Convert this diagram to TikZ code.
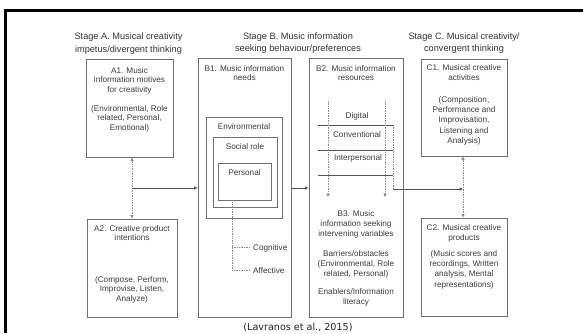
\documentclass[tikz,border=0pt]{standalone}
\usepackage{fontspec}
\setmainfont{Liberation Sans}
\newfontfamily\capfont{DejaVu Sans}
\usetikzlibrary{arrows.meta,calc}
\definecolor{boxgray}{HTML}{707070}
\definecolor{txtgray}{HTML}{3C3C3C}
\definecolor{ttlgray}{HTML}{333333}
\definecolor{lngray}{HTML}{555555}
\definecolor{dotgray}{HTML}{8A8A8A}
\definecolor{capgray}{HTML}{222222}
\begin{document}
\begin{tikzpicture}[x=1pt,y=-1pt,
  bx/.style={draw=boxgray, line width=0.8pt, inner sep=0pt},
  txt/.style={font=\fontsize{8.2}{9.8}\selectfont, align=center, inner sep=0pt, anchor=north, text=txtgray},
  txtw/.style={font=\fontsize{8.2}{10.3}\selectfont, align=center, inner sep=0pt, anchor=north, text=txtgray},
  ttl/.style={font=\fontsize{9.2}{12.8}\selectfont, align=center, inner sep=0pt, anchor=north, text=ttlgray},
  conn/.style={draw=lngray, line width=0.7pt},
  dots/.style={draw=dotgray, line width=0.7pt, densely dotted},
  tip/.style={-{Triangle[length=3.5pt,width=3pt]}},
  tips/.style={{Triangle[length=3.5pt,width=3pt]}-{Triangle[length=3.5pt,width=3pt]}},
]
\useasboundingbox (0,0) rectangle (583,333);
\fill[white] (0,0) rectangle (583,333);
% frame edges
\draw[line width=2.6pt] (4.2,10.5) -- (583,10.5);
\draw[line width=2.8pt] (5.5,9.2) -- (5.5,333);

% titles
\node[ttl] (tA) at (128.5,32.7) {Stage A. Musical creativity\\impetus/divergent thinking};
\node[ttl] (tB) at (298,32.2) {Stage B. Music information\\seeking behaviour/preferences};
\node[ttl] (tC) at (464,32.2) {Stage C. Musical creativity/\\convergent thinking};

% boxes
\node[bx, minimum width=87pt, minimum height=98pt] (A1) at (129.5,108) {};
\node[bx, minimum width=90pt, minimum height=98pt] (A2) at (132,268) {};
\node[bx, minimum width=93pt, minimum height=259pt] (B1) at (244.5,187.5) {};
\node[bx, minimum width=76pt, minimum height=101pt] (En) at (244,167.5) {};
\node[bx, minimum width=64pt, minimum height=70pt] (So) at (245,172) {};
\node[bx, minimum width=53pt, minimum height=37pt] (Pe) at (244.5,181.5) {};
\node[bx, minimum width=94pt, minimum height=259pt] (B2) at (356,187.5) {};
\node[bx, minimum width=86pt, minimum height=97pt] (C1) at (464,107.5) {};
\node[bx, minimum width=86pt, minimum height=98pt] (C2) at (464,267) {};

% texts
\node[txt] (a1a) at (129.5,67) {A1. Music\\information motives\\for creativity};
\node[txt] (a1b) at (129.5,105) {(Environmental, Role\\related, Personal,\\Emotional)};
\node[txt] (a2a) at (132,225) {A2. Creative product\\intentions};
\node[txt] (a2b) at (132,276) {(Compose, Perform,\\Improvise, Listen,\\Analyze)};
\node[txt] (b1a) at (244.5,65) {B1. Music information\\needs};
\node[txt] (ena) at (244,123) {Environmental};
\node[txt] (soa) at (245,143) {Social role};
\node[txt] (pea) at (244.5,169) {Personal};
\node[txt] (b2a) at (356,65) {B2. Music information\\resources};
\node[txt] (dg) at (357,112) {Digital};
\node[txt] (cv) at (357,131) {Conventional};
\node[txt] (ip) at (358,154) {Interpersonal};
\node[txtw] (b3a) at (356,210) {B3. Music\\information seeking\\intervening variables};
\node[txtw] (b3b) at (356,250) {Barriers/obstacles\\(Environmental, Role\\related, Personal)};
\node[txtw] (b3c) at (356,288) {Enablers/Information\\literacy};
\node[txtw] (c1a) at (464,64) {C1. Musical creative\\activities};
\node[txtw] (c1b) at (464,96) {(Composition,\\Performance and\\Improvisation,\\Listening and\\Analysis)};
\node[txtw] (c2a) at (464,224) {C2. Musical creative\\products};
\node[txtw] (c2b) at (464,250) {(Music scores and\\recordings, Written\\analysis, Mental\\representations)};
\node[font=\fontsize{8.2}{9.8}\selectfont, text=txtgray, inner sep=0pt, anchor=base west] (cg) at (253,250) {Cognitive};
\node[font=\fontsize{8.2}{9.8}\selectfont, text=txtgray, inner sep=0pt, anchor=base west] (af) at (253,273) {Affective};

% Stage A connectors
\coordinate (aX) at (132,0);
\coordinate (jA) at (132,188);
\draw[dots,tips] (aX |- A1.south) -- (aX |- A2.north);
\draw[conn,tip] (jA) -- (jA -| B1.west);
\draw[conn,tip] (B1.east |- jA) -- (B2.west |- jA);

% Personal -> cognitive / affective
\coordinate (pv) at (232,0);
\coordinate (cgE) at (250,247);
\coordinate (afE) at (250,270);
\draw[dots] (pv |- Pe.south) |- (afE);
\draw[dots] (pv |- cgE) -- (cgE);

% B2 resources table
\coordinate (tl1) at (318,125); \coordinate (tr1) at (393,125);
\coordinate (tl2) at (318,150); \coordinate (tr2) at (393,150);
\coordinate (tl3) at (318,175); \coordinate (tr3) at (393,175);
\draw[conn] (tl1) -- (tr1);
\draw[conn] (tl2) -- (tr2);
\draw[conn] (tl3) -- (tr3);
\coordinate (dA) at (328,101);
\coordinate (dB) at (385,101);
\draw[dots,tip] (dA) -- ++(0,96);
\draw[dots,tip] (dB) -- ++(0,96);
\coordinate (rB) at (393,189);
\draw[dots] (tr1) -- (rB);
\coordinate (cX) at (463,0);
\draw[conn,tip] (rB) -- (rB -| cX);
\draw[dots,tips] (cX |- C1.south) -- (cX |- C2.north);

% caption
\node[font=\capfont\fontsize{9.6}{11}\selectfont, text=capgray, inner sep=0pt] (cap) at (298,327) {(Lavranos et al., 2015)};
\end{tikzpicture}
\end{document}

GOAL – Please repeat exactly the data above from its first line to the line that contains "width=86pt, minimum height=98pt]", inclusive, and leave every picture out.

THE RESULT –
Convert this diagram to TikZ code.
\documentclass[tikz,border=0pt]{standalone}
\usepackage{fontspec}
\setmainfont{Liberation Sans}
\newfontfamily\capfont{DejaVu Sans}
\usetikzlibrary{arrows.meta,calc}
\definecolor{boxgray}{HTML}{707070}
\definecolor{txtgray}{HTML}{3C3C3C}
\definecolor{ttlgray}{HTML}{333333}
\definecolor{lngray}{HTML}{555555}
\definecolor{dotgray}{HTML}{8A8A8A}
\definecolor{capgray}{HTML}{222222}
\begin{document}
\begin{tikzpicture}[x=1pt,y=-1pt,
  bx/.style={draw=boxgray, line width=0.8pt, inner sep=0pt},
  txt/.style={font=\fontsize{8.2}{9.8}\selectfont, align=center, inner sep=0pt, anchor=north, text=txtgray},
  txtw/.style={font=\fontsize{8.2}{10.3}\selectfont, align=center, inner sep=0pt, anchor=north, text=txtgray},
  ttl/.style={font=\fontsize{9.2}{12.8}\selectfont, align=center, inner sep=0pt, anchor=north, text=ttlgray},
  conn/.style={draw=lngray, line width=0.7pt},
  dots/.style={draw=dotgray, line width=0.7pt, densely dotted},
  tip/.style={-{Triangle[length=3.5pt,width=3pt]}},
  tips/.style={{Triangle[length=3.5pt,width=3pt]}-{Triangle[length=3.5pt,width=3pt]}},
]
\useasboundingbox (0,0) rectangle (583,333);
\fill[white] (0,0) rectangle (583,333);
% frame edges
\draw[line width=2.6pt] (4.2,10.5) -- (583,10.5);
\draw[line width=2.8pt] (5.5,9.2) -- (5.5,333);

% titles
\node[ttl] (tA) at (128.5,32.7) {Stage A. Musical creativity\\impetus/divergent thinking};
\node[ttl] (tB) at (298,32.2) {Stage B. Music information\\seeking behaviour/preferences};
\node[ttl] (tC) at (464,32.2) {Stage C. Musical creativity/\\convergent thinking};

% boxes
\node[bx, minimum width=87pt, minimum height=98pt] (A1) at (129.5,108) {};
\node[bx, minimum width=90pt, minimum height=98pt] (A2) at (132,268) {};
\node[bx, minimum width=93pt, minimum height=259pt] (B1) at (244.5,187.5) {};
\node[bx, minimum width=76pt, minimum height=101pt] (En) at (244,167.5) {};
\node[bx, minimum width=64pt, minimum height=70pt] (So) at (245,172) {};
\node[bx, minimum width=53pt, minimum height=37pt] (Pe) at (244.5,181.5) {};
\node[bx, minimum width=94pt, minimum height=259pt] (B2) at (356,187.5) {};
\node[bx, minimum width=86pt, minimum height=97pt] (C1) at (464,107.5) {};
\node[bx, minimum width=86pt, minimum height=98pt] (C2) at (464,267) {};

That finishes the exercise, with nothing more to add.